Oh, No! It's Devo

Oh, No! It's Devo

Devo’s fifth album, 1982’s Oh, No! It’s Devo, completes the automaton-rock vision that the band members had been pursuing since their 1978 debut: Guitars take a backseat, synths blink in prismatic textures, and the beats are absolutely metronomic. Though these distrustful robo-punks were beloved by fans—or “spuds,” in Devo parlance—the band still hadn’t fully won over the critical establishment by the early 1980s. Some dismissed the group as clowns, due to the band members’ performance-art-inflected presentations; others dubbed Devo fascists, thanks to the group’s satirical homogeneity. The musicians took such critiques as a challenge. “Mark [Mothersbaugh] and I thought, ‘Hmmm, fascist clowns,’” remembered Jerry Casale. “‘What would a record sound like by fascist clowns?’” The answer is the stomping, silly, sloganeering Oh, No! It’s Devo, an album whose very title points to the group’s uneasy place in the mega-corporate music business. The album found Devo hooking up with producer Roy Thomas Baker, best known for his gargantuan-sounding work with the likes of Queen, Journey, Foreigner, and The Cars. As a result, the synths zap like cartoon lightning-strikes on tracks like “Explosions” and “Big Mess.” The peppy single “That’s Good,” meanwhile, turns a driving beat and fleet of synthesizer sounds into a legitimate dance hit (the song landed in the Top 10 on the Hot Dance/Disco chart—a career peak). Still, Oh, No! It’s Devo’s most heavily scrutinized song may have been “I Desire,” which was based on a poem by John Hinckley Jr., who’d attempted to assassinate Ronald Reagan in 1981. “He let us take a poem that he had written, and we used it for the lyrics and turned it into a love song,” said Mothersbaugh. “It was not the best career move you could make.
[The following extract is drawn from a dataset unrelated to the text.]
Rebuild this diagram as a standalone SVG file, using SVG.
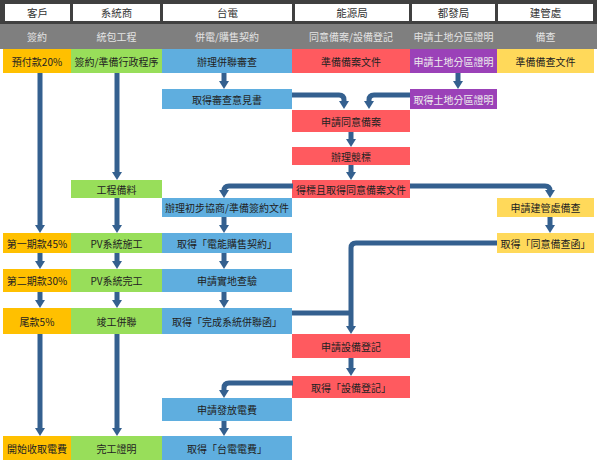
<svg xmlns="http://www.w3.org/2000/svg" width="600" height="466" viewBox="0 0 600 466">
<style>
text{font-family:"Noto Sans CJK TC","Noto Sans CJK SC",sans-serif;font-size:10px;text-anchor:middle;dominant-baseline:central;fill:#222}
.hd{fill:#333;font-size:10.5px}
.sub{fill:#e4e4e4}
.cell{fill:#fff}
.o{fill:#FFC000}
.g{fill:#98DE5A}
.b{fill:#5FAEDF}
.r{fill:#FF5A5F}
.p{fill:#9B41B8}
.y{fill:#FFD95A}
.pt{fill:#eee}
.c path{fill:none;stroke:#34608F;stroke-width:5;marker-end:url(#ah)}
</style>
<defs>
<marker id="ah" markerUnits="userSpaceOnUse" viewBox="0 0 8 10" refX="2" refY="5" markerWidth="8" markerHeight="10" orient="auto">
<path d="M0,0 L8,5 L0,10 z" fill="#34608F"/>
</marker>
</defs>
<rect width="600" height="466" fill="#fff"/>
<g id="header">
<rect x="0" y="0" width="597" height="24" fill="#404040"/>
<rect class="cell" x="5" y="4" width="65" height="17"/>
<rect class="cell" x="73" y="4" width="87" height="17"/>
<rect class="cell" x="163" y="4" width="129" height="17"/>
<rect class="cell" x="295" y="4" width="114" height="17"/>
<rect class="cell" x="412" y="4" width="83" height="17"/>
<rect class="cell" x="498" y="4" width="95" height="17"/>
<text class="hd" x="37.5" y="12.5">客戶</text>
<text class="hd" x="116.5" y="12.5">系統商</text>
<text class="hd" x="227.5" y="12.5">台電</text>
<text class="hd" x="352" y="12.5">能源局</text>
<text class="hd" x="453.5" y="12.5">都發局</text>
<text class="hd" x="545.5" y="12.5">建管處</text>
<rect x="0" y="24" width="597" height="25" fill="#7F7F7F"/>
<text class="sub" x="37" y="36">簽約</text>
<text class="sub" x="116.5" y="36">統包工程</text>
<text class="sub" x="227" y="36">併電/購售契約</text>
<text class="sub" x="351" y="36">同意備案/設備登記</text>
<text class="sub" x="453.5" y="36">申請土地分區證明</text>
<text class="sub" x="545.5" y="36">備查</text>
</g>
<g id="n1"><rect class="o" x="3" y="49" width="68" height="24"/><text x="37" y="61">預付款20%</text></g>
<g id="n2"><rect class="g" x="71" y="49" width="91" height="24"/><text x="116.5" y="61">簽約/準備行政程序</text></g>
<g id="n3"><rect class="b" x="162" y="49" width="130" height="24"/><text x="227" y="61">辦理併聯審查</text></g>
<g id="n4"><rect class="r" x="292" y="49" width="118" height="24"/><text x="351" y="61">準備備案文件</text></g>
<g id="n5"><rect class="p" x="410" y="49" width="87" height="24"/><text class="pt" x="453.5" y="61">申請土地分區證明</text></g>
<g id="n6"><rect class="y" x="497" y="49" width="97" height="24"/><text x="545.5" y="61">準備備查文件</text></g>
<g id="n7"><rect class="b" x="162" y="89" width="130" height="20"/><text x="227" y="99">取得審查意見書</text></g>
<g id="n8"><rect class="p" x="410" y="89" width="87" height="20"/><text class="pt" x="453.5" y="99">取得土地分區證明</text></g>
<g id="n9"><rect class="r" x="292" y="110" width="118" height="22"/><text x="351" y="121">申請同意備案</text></g>
<g id="n10"><rect class="r" x="292" y="147" width="118" height="18"/><text x="351" y="156">辦理競標</text></g>
<g id="n11"><rect class="r" x="292" y="180" width="118" height="18"/><text x="351" y="189">得標且取得同意備案文件</text></g>
<g id="n12"><rect class="g" x="71" y="180" width="91" height="18"/><text x="116.5" y="189">工程備料</text></g>
<g id="n13"><rect class="b" x="162" y="198" width="130" height="19"/><text x="227" y="207.5">辦理初步協商/準備簽約文件</text></g>
<g id="n14"><rect class="y" x="497" y="198" width="97" height="19"/><text x="545.5" y="207.5">申請建管處備查</text></g>
<g id="n15"><rect class="o" x="3" y="233" width="68" height="20"/><text x="37" y="243">第一期款45%</text></g>
<g id="n16"><rect class="g" x="71" y="233" width="91" height="20"/><text x="116.5" y="243">PV系統施工</text></g>
<g id="n17"><rect class="b" x="162" y="233" width="130" height="20"/><text x="227" y="243">取得「電能購售契約」</text></g>
<g id="n18"><rect class="y" x="497" y="233" width="97" height="20"/><text x="545.5" y="243">取得「同意備查函」</text></g>
<g id="n19"><rect class="o" x="3" y="269" width="68" height="23"/><text x="37" y="280.5">第二期款30%</text></g>
<g id="n20"><rect class="g" x="71" y="269" width="91" height="23"/><text x="116.5" y="280.5">PV系統完工</text></g>
<g id="n21"><rect class="b" x="162" y="269" width="130" height="23"/><text x="227" y="280.5">申請實地查驗</text></g>
<g id="n22"><rect class="o" x="3" y="308" width="68" height="26"/><text x="37" y="321">尾款5%</text></g>
<g id="n23"><rect class="g" x="71" y="308" width="91" height="26"/><text x="116.5" y="321">竣工併聯</text></g>
<g id="n24"><rect class="b" x="162" y="308" width="130" height="26"/><text x="227" y="321">取得「完成系統併聯函」</text></g>
<g id="n25"><rect class="r" x="292" y="334" width="118" height="24"/><text x="351" y="346">申請設備登記</text></g>
<g id="n26"><rect class="r" x="292" y="376" width="118" height="22"/><text x="351" y="387">取得「設備登記」</text></g>
<g id="n27"><rect class="b" x="162" y="398" width="130" height="23"/><text x="227" y="409.5">申請發放電費</text></g>
<g id="n28"><rect class="o" x="3" y="436" width="68" height="24"/><text x="37" y="448">開始收取電費</text></g>
<g id="n29"><rect class="g" x="71" y="436" width="91" height="24"/><text x="116.5" y="448">完工證明</text></g>
<g id="n30"><rect class="b" x="162" y="436" width="130" height="24"/><text x="227" y="448">取得「台電電費」</text></g>
<g id="connectors" class="c">
<path d="M40,73 V227"/>
<path d="M40,253 V263"/>
<path d="M40,292 V302"/>
<path d="M40,334 V430"/>
<path d="M117,73 V174"/>
<path d="M117,198 V227"/>
<path d="M117,253 V263"/>
<path d="M117,292 V302"/>
<path d="M117,334 V430"/>
<path d="M224,73 V83"/>
<path d="M224,217 V227"/>
<path d="M224,253 V263"/>
<path d="M224,292 V302"/>
<path d="M224,421 V430"/>
<path d="M458,73 V83"/>
<path d="M292,95 H339 Q344,95 344,100 V103"/>
<path d="M410,95 H374 Q369,95 369,100 V103"/>
<path d="M351,132 V141"/>
<path d="M351,165 V174"/>
<path d="M293,186 H229 Q224,186 224,191 V192"/>
<path d="M410,186 H545 Q550,186 550,191 V192"/>
<path d="M550,217 V227"/>
<path d="M497,243 H356 Q351,243 351,248 V328"/>
<path d="M292,313 H351" style="marker-end:none"/>
<path d="M351,358 V370"/>
<path d="M293,383 H229 Q224,383 224,388 V392"/>
</g>
</svg>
We had the FBI calling up and threatening us.” Though the album was not a commercial success, Oh, No! It’s Devo would earn a reputation as a weirdo gem in the years to come. Anyone introduced to Devo through Weird Al Yankovic's style-copping tribute “Dare to Be Stupid” can see the throughline in the textures of “Deep Sleep.” And when Disney recruited Devo for the teen-pop project Devo 2.0, the subsequent album would lead not with tried-and-true favorite “Whip It,” but with the Oh, No! It’s Devo cut “That’s Good.”